**Your goal**
Take the lines from the top down to and including the one with "const yTickLabels = ['−1.0', '·0.5', '0.0', '0.5', '1.0'];" and repeat them exactly. Omit images.

**Source material**
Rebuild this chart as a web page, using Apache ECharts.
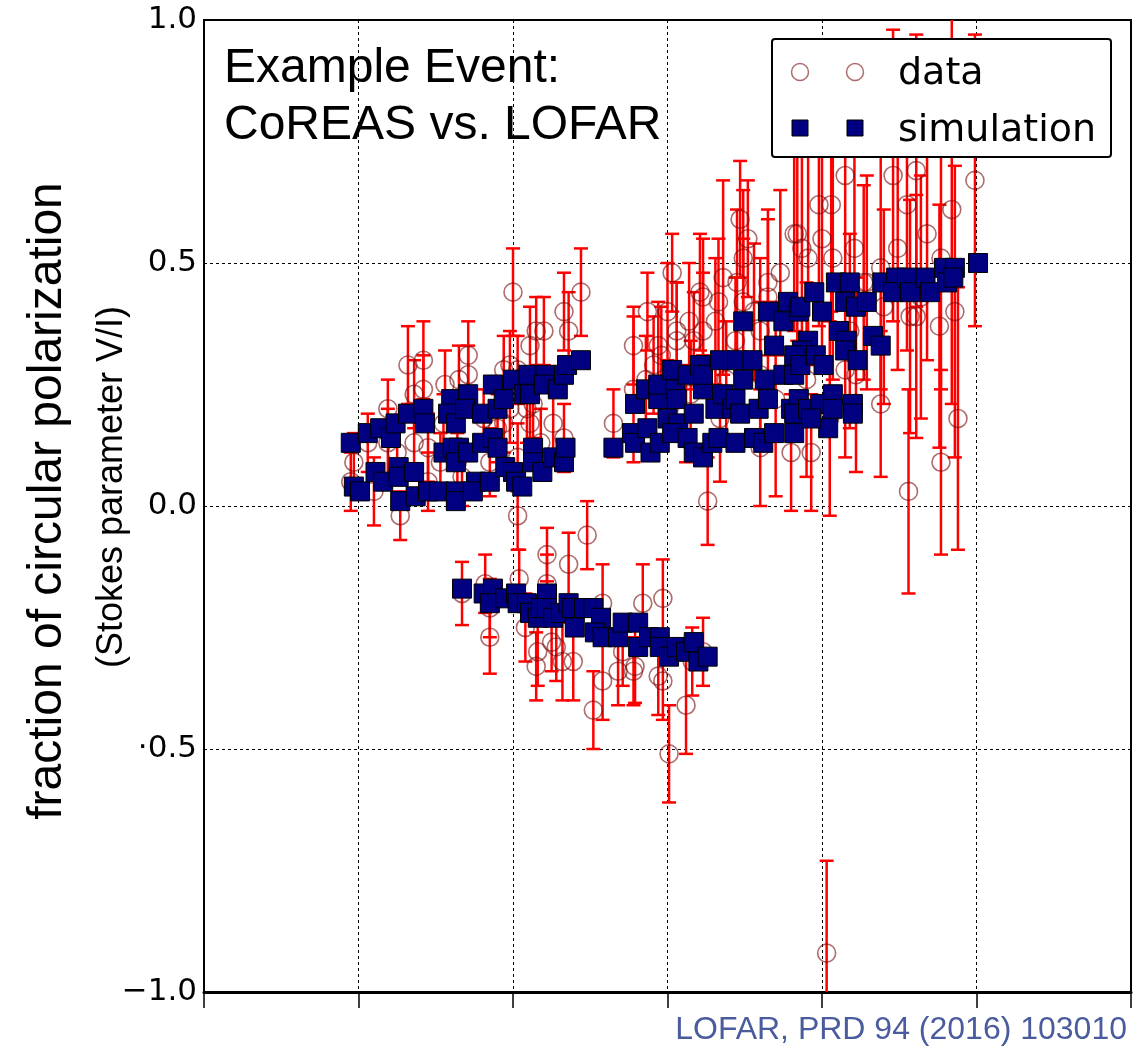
<!DOCTYPE html>
<html><head><meta charset="utf-8">
<script src="https://cdn.jsdelivr.net/npm/echarts@6/dist/echarts.min.js"></script>
<style>html,body{margin:0;padding:0;background:#fff}#c{width:1143px;height:1046px}</style>
</head><body><div id="c"></div>
<script>
// ---- tick labels ----
const yTickValues = [-1, -0.5, 0, 0.5, 1];
const yTickLabels = ['−1.0', '·0.5', '0.0', '0.5', '1.0'];

// ---- simulation (CoREAS) ----
const simX = [
  95,106,114,121,124,132,142,143,97,101,111,116,126,126,127,136,137,145,152,155,161,165,163,160,171,158,163,169,163,163,176,174,171,180,180,187,190,190,185,187,194,195,200,200,202,206,207,210,211,213,213,219,221,220,229,226,233,234,233,235,244,
  167,181,187,185,195,202,203,209,211,216,218,222,222,226,231,236,238,240,246,252,257,253,258,268,271,281,281,288,295,295,301,306,312,317,320,326,
  265,277,279,289,287,295,279,286,294,294,303,305,306,300,307,303,313,317,323,317,313,321,323,323,329,333,331,334,336,342,344,347,345,355,349,344,349,356,362,369,359,363,365,365,369,375,378,375,382,380,382,385,386,395,400,391,387,382,386,396,401,411,416,415,423,409,418,415,422,429,433,438,385,382,391,399,407,407,404,393,420,420,439,448,446,455,457,467,470,479,481,486,485,501
];
const simY = [
  0.13,0.15,0.16,0.14,0.17,0.19,0.20,0.17,0.04,0.03,0.07,0.05,0.08,0.06,0.01,0.07,0.02,0.03,0.03,0.11,0.12,0.12,0.09,0.22,0.23,0.19,0.17,0.20,0.03,0.01,0.05,0.03,0.11,0.13,0.19,0.14,0.20,0.12,0.05,0.25,0.22,0.08,0.26,0.07,0.05,0.04,0.23,0.27,0.23,0.12,0.09,0.07,0.27,0.25,0.24,0.10,0.09,0.12,0.27,0.29,0.30,
  -0.17,-0.18,-0.17,-0.20,-0.19,-0.18,-0.20,-0.20,-0.22,-0.23,-0.21,-0.18,-0.21,-0.23,-0.22,-0.20,-0.21,-0.25,-0.21,-0.21,-0.23,-0.26,-0.27,-0.27,-0.24,-0.24,-0.29,-0.27,-0.27,-0.29,-0.31,-0.29,-0.30,-0.28,-0.32,-0.31,
  0.12,0.15,0.13,0.11,0.16,0.13,0.21,0.24,0.22,0.25,0.28,0.24,0.22,0.18,0.17,0.15,0.14,0.11,0.10,0.19,0.27,0.29,0.24,0.27,0.13,0.14,0.20,0.30,0.23,0.20,0.22,0.19,0.30,0.30,0.26,0.13,0.38,0.14,0.13,0.15,0.20,0.26,0.22,0.40,0.33,0.38,0.42,0.27,0.27,0.20,0.15,0.40,0.41,0.44,0.40,0.34,0.32,0.31,0.29,0.31,0.29,0.36,0.34,0.32,0.30,0.46,0.46,0.42,0.41,0.42,0.35,0.33,0.22,0.19,0.20,0.21,0.23,0.20,0.16,0.18,0.21,0.19,0.46,0.47,0.44,0.47,0.44,0.47,0.44,0.49,0.46,0.49,0.47,0.50
];

// ---- measured data (LOFAR) ----
const dataX = [
  200,244,233,236,220,215,211,198,171,142,132,142,136,119,156,165,171,194,203,209,213,211,226,233,218,198,194,190,181,155,145,136,125,119,106,97,95,110,127,203,153,164,185,203,167,145,
  167,182,185,185,204,208,216,215,222,222,225,228,232,236,239,248,252,258,258,268,271,278,279,284,294,297,297,301,312,316,323,
  265,278,287,278,286,294,296,300,303,306,306,314,317,321,323,323,331,333,336,326,345,347,349,352,349,344,356,365,373,382,380,365,360,
  415,398,406,387,391,421,427,440,446,455,461,449,468,484,477,476,457,461,486,438,456,477,488,499,415,422,464,429,438,393,
  403,384,400,407,
  291,315,338,360,312,334,370,390,405,418,360
];
const dataY = [
  0.44,0.44,0.40,0.36,0.36,0.36,0.33,0.29,0.31,0.30,0.29,0.24,0.23,0.20,0.25,0.26,0.27,0.28,0.28,0.20,0.21,0.17,0.17,0.14,0.13,0.20,0.17,0.16,0.18,0.17,0.12,0.13,0.11,0.13,0.13,0.09,0.05,0.03,-0.02,-0.02,0.09,0.09,0.09,0.10,0.06,0.05,
  -0.18,-0.16,-0.21,-0.27,-0.15,-0.25,-0.30,-0.33,-0.10,-0.16,-0.28,-0.29,-0.32,-0.12,-0.32,-0.06,-0.42,-0.20,-0.36,-0.34,-0.30,-0.34,-0.33,-0.20,-0.35,-0.19,-0.36,-0.51,-0.41,-0.32,-0.30,
  0.17,0.33,0.40,0.24,0.26,0.33,0.31,0.40,0.48,0.36,0.34,0.38,0.34,0.44,0.43,0.36,0.38,0.42,0.47,0.01,0.46,0.59,0.51,0.55,0.42,0.34,0.40,0.46,0.48,0.56,0.11,0.43,0.36,
  0.68,0.62,0.62,0.53,0.51,0.53,0.46,0.41,0.68,0.62,0.69,0.53,0.56,0.61,0.51,0.37,0.39,0.39,0.40,0.21,0.03,0.09,0.18,0.67,0.28,0.27,0.43,0.46,0.49,0.11,
  -0.92,0.56,0.55,0.51,
  0.29,0.23,0.26,0.27,0.19,0.18,0.22,0.26,0.18,0.36,0.12
];
const dataErr = [
  0.09,0.09,0.08,0.08,0.07,0.07,0.08,0.07,0.07,0.08,0.08,0.07,0.07,0.06,0.07,0.07,0.06,0.07,0.07,0.07,0.07,0.07,0.07,0.07,0.07,0.07,0.06,0.07,0.06,0.06,0.07,0.06,0.06,0.07,0.06,0.06,0.06,0.07,0.05,0.07,0.06,0.06,0.07,0.07,0.06,0.06,
  0.065,0.06,0.06,0.075,0.06,0.07,0.07,0.07,0.055,0.06,0.06,0.07,0.08,0.065,0.08,0.07,0.08,0.08,0.08,0.07,0.07,0.07,0.075,0.08,0.08,0.08,0.08,0.10,0.10,0.07,0.07,
  0.07,0.08,0.08,0.15,0.09,0.09,0.10,0.10,0.08,0.10,0.12,0.12,0.10,0.12,0.12,0.12,0.13,0.13,0.20,0.09,0.15,0.12,0.14,0.12,0.13,0.13,0.14,0.15,0.17,0.20,0.12,0.16,0.15,
  0.25,0.25,0.22,0.20,0.22,0.23,0.20,0.20,0.30,0.30,0.28,0.25,0.26,0.40,0.27,0.25,0.24,0.25,0.30,0.15,0.21,0.19,0.27,0.30,0.18,0.20,0.25,0.22,0.25,0.12,
  0.19,0.22,0.25,0.25,
  0.10,0.11,0.12,0.15,0.10,0.13,0.20,0.20,0.20,0.20,0.12
];

const chart = echarts.init(document.getElementById('c'), null, {renderer: 'canvas'});
const Y_MIN = -1, Y_MAX = 1;
const circleStroke = 'rgba(120,10,10,0.6)';

chart.setOption({
  animation: false,
  backgroundColor: '#fff',
  grid: {left: 204, right: 12, top: 20, bottom: 54, show: true, borderColor: '#000', borderWidth: 2, containLabel: false},
  xAxis: {
    type: 'value', min: 0, max: 600, interval: 100,
    axisLine: {show: true, onZero: false, lineStyle: {color: '#000', width: 3}},
    axisTick: {show: true, inside: false, length: 16, lineStyle: {color: '#000', width: 1.5}},
    axisLabel: {show: false},
    splitLine: {show: true, lineStyle: {color: '#000', type: [3, 3], width: 1}}
  },
  yAxis: {
    type: 'value', min: Y_MIN, max: Y_MAX, interval: 0.5,
    axisLine: {show: false},
    axisTick: {show: false},
    axisLabel: {
      show: true, margin: 7, color: '#000', fontSize: 31, fontFamily: 'DejaVu Sans',
      formatter: function (v) {
        const k = yTickValues.indexOf(Math.round(v * 2) / 2);
        return k >= 0 ? yTickLabels[k] : '';
      }
    },
    splitLine: {show: true, lineStyle: {color: '#000', type: [3, 3], width: 1}}
  },
  series: [
    {
      type: 'custom', z: 2,
      data: dataX.map((x, i) => [x, dataY[i], dataErr[i]]),
      encode: {x: 0, y: 1},
      renderItem: function (params, api) {
        const x = api.value(0), y = api.value(1), e = api.value(2);
        const lo = Math.max(y - e, Y_MIN), hi = Math.min(y + e, Y_MAX);
        const pLo = api.coord([x, lo]), pHi = api.coord([x, hi]);
        const w = 7, st = {stroke: '#ff0000', lineWidth: 2.5};
        const ch = [{type: 'line', shape: {x1: pLo[0], y1: pLo[1], x2: pHi[0], y2: pHi[1]}, style: st}];
        if (y - e >= Y_MIN) ch.push({type: 'line', shape: {x1: pLo[0] - w, y1: pLo[1], x2: pLo[0] + w, y2: pLo[1]}, style: st});
        if (y + e <= Y_MAX) ch.push({type: 'line', shape: {x1: pHi[0] - w, y1: pHi[1], x2: pHi[0] + w, y2: pHi[1]}, style: st});
        return {type: 'group', children: ch};
      }
    },
    {
      type: 'scatter', z: 3, name: 'data',
      data: dataX.map((x, i) => [x, dataY[i]]),
      symbol: 'circle', symbolSize: 18,
      itemStyle: {color: 'rgba(0,0,0,0)', borderColor: circleStroke, borderWidth: 1.6, opacity: 1}
    },
    {
      type: 'scatter', z: 4, name: 'simulation',
      data: simX.map((x, i) => [x, simY[i]]),
      symbol: 'rect', symbolSize: 19,
      itemStyle: {color: '#000080', borderColor: '#000', borderWidth: 1, opacity: 1}
    }
  ],
  graphic: [
    {type: 'text', left: 224, top: 40, z: 50,
      style: {text: 'Example Event:\nCoREAS vs. LOFAR', font: '48px "Liberation Sans", Arial, sans-serif', fill: '#000', lineHeight: 57}},
    {type: 'text', x: 48, y: 501, rotation: Math.PI / 2, z: 50,
      style: {text: 'fraction of circular polarization', font: '48px "Liberation Sans", Arial, sans-serif', fill: '#000', align: 'center', verticalAlign: 'middle'}},
    {type: 'text', x: 112, y: 487, rotation: Math.PI / 2, z: 50,
      style: {text: '(Stokes parameter V/I)', font: '36px "Liberation Sans", Arial, sans-serif', fill: '#000', align: 'center', verticalAlign: 'middle'}},
    {type: 'text', x: 1127, y: 1030, z: 50,
      style: {text: 'LOFAR, PRD 94 (2016) 103010', font: '32px "Liberation Sans", Arial, sans-serif', fill: '#4a5c9e', align: 'right', verticalAlign: 'middle'}},
    {type: 'group', z: 100, children: [
      {type: 'rect', shape: {x: 772, y: 39, width: 339, height: 118, r: 3}, style: {fill: '#fff', stroke: '#000', lineWidth: 2}, z: 100},
      {type: 'circle', shape: {cx: 800, cy: 72, r: 8.5}, style: {fill: 'none', stroke: circleStroke, lineWidth: 1.5}, z: 101},
      {type: 'circle', shape: {cx: 855, cy: 72, r: 8.5}, style: {fill: 'none', stroke: circleStroke, lineWidth: 1.5}, z: 101},
      {type: 'rect', shape: {x: 792, y: 120, width: 16, height: 16}, style: {fill: '#000080', stroke: '#000', lineWidth: 1}, z: 101},
      {type: 'rect', shape: {x: 847, y: 120, width: 16, height: 16}, style: {fill: '#000080', stroke: '#000', lineWidth: 1}, z: 101},
      {type: 'text', x: 898, y: 74, z: 101, style: {text: 'data', font: '38px "DejaVu Sans", sans-serif', fill: '#000', verticalAlign: 'middle'}},
      {type: 'text', x: 898, y: 131, z: 101, style: {text: 'simulation', font: '38px "DejaVu Sans", sans-serif', fill: '#000', verticalAlign: 'middle'}}
    ]}
  ]
});
</script>
</body></html>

**Correct answer**
Rebuild this chart as a web page, using Apache ECharts.
<!DOCTYPE html>
<html><head><meta charset="utf-8">
<script src="https://cdn.jsdelivr.net/npm/echarts@6/dist/echarts.min.js"></script>
<style>html,body{margin:0;padding:0;background:#fff}#c{width:1143px;height:1046px}</style>
</head><body><div id="c"></div>
<script>
// ---- tick labels ----
const yTickValues = [-1, -0.5, 0, 0.5, 1];
const yTickLabels = ['−1.0', '·0.5', '0.0', '0.5', '1.0'];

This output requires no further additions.